If there's one drawback to the second season premiere, "Brothers," it's that there's no real suggestion that the show will shake its preference for action over connection or bold exploration. It definitely seems to have an adventure planned: There's a handsome new captain, Christopher Pike (a very familiar name to Trek fans), who is played by Anson Mount with enough charm and charisma to warp just about anyone out of the damn galaxy. Tig Notaro has joined the cast as an extremely dry, sharp-witted engineer (so, herself), and most of the character work seems to revolve around Pike assuring a traumatized crew that had just seen its captain turn evil that he is, in fact, a good guy, and they're going to go out into the universe and be good guys who help people who need helping.

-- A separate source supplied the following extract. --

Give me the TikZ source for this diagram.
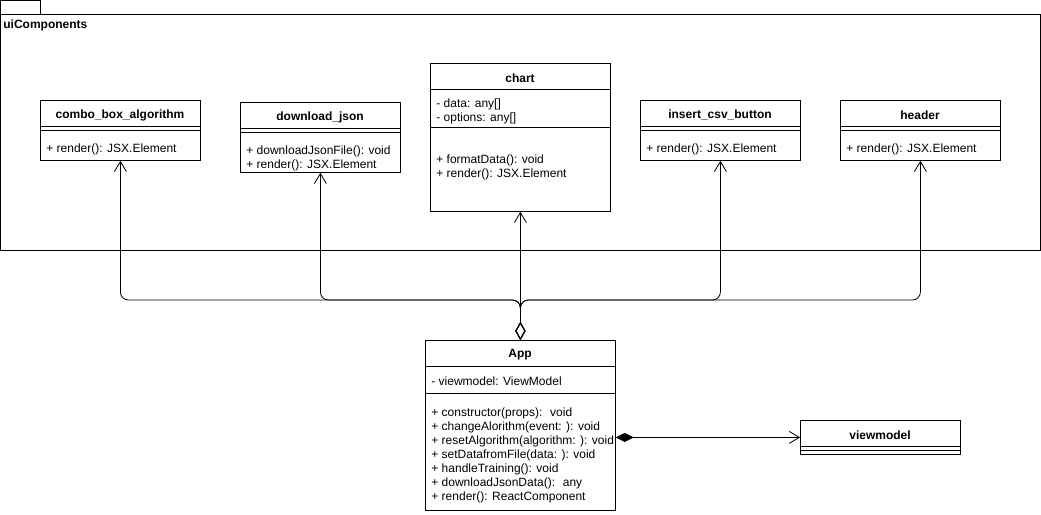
\documentclass[tikz,border=0pt]{standalone}
\usepackage{fontspec}
\setmainfont{Liberation Sans}
\usetikzlibrary{arrows.meta}
\tikzset{
  classbox/.style={draw, anchor=north west, inner sep=0pt},
  title/.style={font=\bfseries\fontsize{12}{14}\selectfont, inner sep=0pt, yshift=-2pt},
  member/.style={anchor=west, align=left, inner sep=0pt, yshift=-2pt,
    font=\fontsize{12}{14}\selectfont},
  aggr/.style={{Diamond[open,length=18pt,width=10pt]}-{Straight Barb[length=10pt,width=12pt]},
    rounded corners=8pt},
  compo/.style={{Diamond[length=18pt,width=9pt]}-{Straight Barb[length=10pt,width=12pt]}},
}

\begin{document}
\begin{tikzpicture}[x=1pt,y=-1pt,line width=0.8pt]
  \useasboundingbox (0,0) rectangle (1041,514);

  %% package frame
  \draw (0,0) rectangle (40,14);
  \draw (0,14) rectangle (1040,250);
  \node[title, anchor=west] (pkg) at (3,23) {uiComponents};

  %% combo_box_algorithm
  \node[classbox, minimum width=160pt, minimum height=60pt] (combo) at (40,100) {};
  \node[title] (combo title) at (120,113) {combo\_box\_algorithm};
  \draw (40,126) -- (200,126) (40,130) -- (200,130);
  \node[member] (combo ops) at (46,147) {+ render(): JSX.Element};

  %% download_json
  \node[classbox, minimum width=160pt, minimum height=70pt] (download) at (240,102) {};
  \node[title] (download title) at (320,115) {download\_json};
  \draw (240,128) -- (400,128) (240,132) -- (400,132);
  \node[member] (download ops) at (246,156)
    {+ downloadJsonFile(): void\\+ render(): JSX.Element};

  %% chart
  \node[classbox, minimum width=180pt, minimum height=148pt] (chart) at (430,63) {};
  \node[title] (chart title) at (520,76) {chart};
  \draw (430,89) -- (610,89);
  \node[member] (chart attrs) at (436,109) {- data: any[]\\- options: any[]};
  \draw (430,127) -- (610,127);
  \node[member] (chart ops) at (436,165)
    {+ formatData(): void\\+ render(): JSX.Element};

  %% insert_csv_button
  \node[classbox, minimum width=160pt, minimum height=60pt] (insert) at (640,100) {};
  \node[title] (insert title) at (720,113) {insert\_csv\_button};
  \draw (640,126) -- (800,126) (640,130) -- (800,130);
  \node[member] (insert ops) at (646,147) {+ render(): JSX.Element};

  %% header
  \node[classbox, minimum width=160pt, minimum height=60pt] (header) at (840,100) {};
  \node[title] (header title) at (920,113) {header};
  \draw (840,126) -- (1000,126) (840,130) -- (1000,130);
  \node[member] (header ops) at (846,147) {+ render(): JSX.Element};

  %% App
  \node[classbox, minimum width=190pt, minimum height=170pt] (app) at (425,340) {};
  \node[title] (app title) at (520,353) {App};
  \draw (425,366) -- (615,366);
  \node[member] (app attrs) at (431,379) {- viewmodel: ViewModel};
  \draw (425,393) -- (615,393);
  \node[member] (app ops) at (431,453)
    {+ constructor(props): \ void\\
     + changeAlorithm(event: ): void\\
     + resetAlgorithm(algorithm: ): void\\
     + setDatafromFile(data: ): void\\
     + handleTraining(): void\\
     + downloadJsonData(): \ any\\
     + render(): ReactComponent};

  %% viewmodel
  \node[classbox, minimum width=160pt, minimum height=34pt] (viewmodel) at (800,420) {};
  \node[title] (viewmodel title) at (880,433) {viewmodel};
  \draw (800,446) -- (960,446) (800,450) -- (960,450);

  %% connectors
  \coordinate (bus) at (520,300);
  \foreach \c in {combo,download,insert,header}
    \draw[aggr] (app.north) -- (app.north |- bus) -| (\c.south);
  \draw[aggr] (app.north) -- (chart.south);

  \draw[compo] (app.east |- viewmodel.west) -- (viewmodel.west);

\end{tikzpicture}
\end{document}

It's all very nice, but it doesn't give you much to latch onto. Hence my appreciation for how expensive it all looks and how endearing its actors remain. (Doug Jones, notorious fish-man, plays an alien named Saru here and even invented an entire silly walk for him.)

And there's the season's big thread, which hinges on protagonist Michael Burnham (Sonequa Martin-Green) and her relationship with her foster brother, Spock (Ethan Peck)—a story that could be in danger of veering too far into familiar territory as the cold and logical Spock once again has to connect with an emotional human, swapping out Burnham for Captain Kirk from the original series, or the J. J. Abrams reboot.

For now, though? For now, don't worry about a damn thing, because when someone on Discovery talks about "going where no one has gone before," I believe them. But maybe worry about how expensive the show is. I don't want this All Access subscription getting hiked.